Before I started using advanced IDEs that could navigate project structures very quickly, it was normal to have a relatively poor visibility -- call it "fog of war/code". In a 500,000 line C++ project (I have seen a few in my career), as a junior dev, I might only understand a few thousand lines from a few files I have studied. And, I had very little idea of the overall architecture. I see LLMs here as a big opportunity. I assume that most huge software projects developed by non-tech companies look pretty similar -- organic, and poorly documented and tested.
I have a question: Many people have spoken about their experience of using LLMs to summarise long, complex PDFs. I am so ignorant on this matter. What is so different about reading a long PDF vs reading a large source base? Or can a modern LLM handle, say, 100 pages, but 10,000 pages is way too much? What happens to an LLM that tries to read 10,000 pages and summarise it?
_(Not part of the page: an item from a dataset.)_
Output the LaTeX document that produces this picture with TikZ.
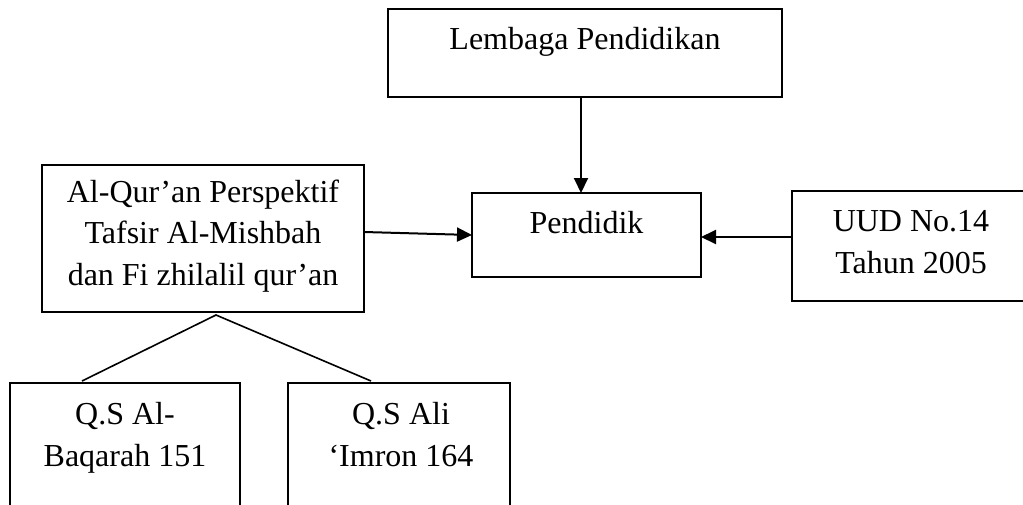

Is the summary rubbish?
Get the LLM to read and summarise N pages at a time, and store the outputs. Then, you concatenate those outputs into one "super summary" and use _that_ as context.
Theres some fidelity loss but it works for text, because there's quite often so much redundancy.
However, I'm not sure this technique could work on code.
You raise a good point. I had a former teammate who swore by Source Insight. To repeat myself, I wrote: <<Before I started using advanced IDEs that could navigate project structures very quickly>>. So, I was really talking about my life before I started using advanced IDEs. It was so hard to get a good grasp of a project and navigate quickly.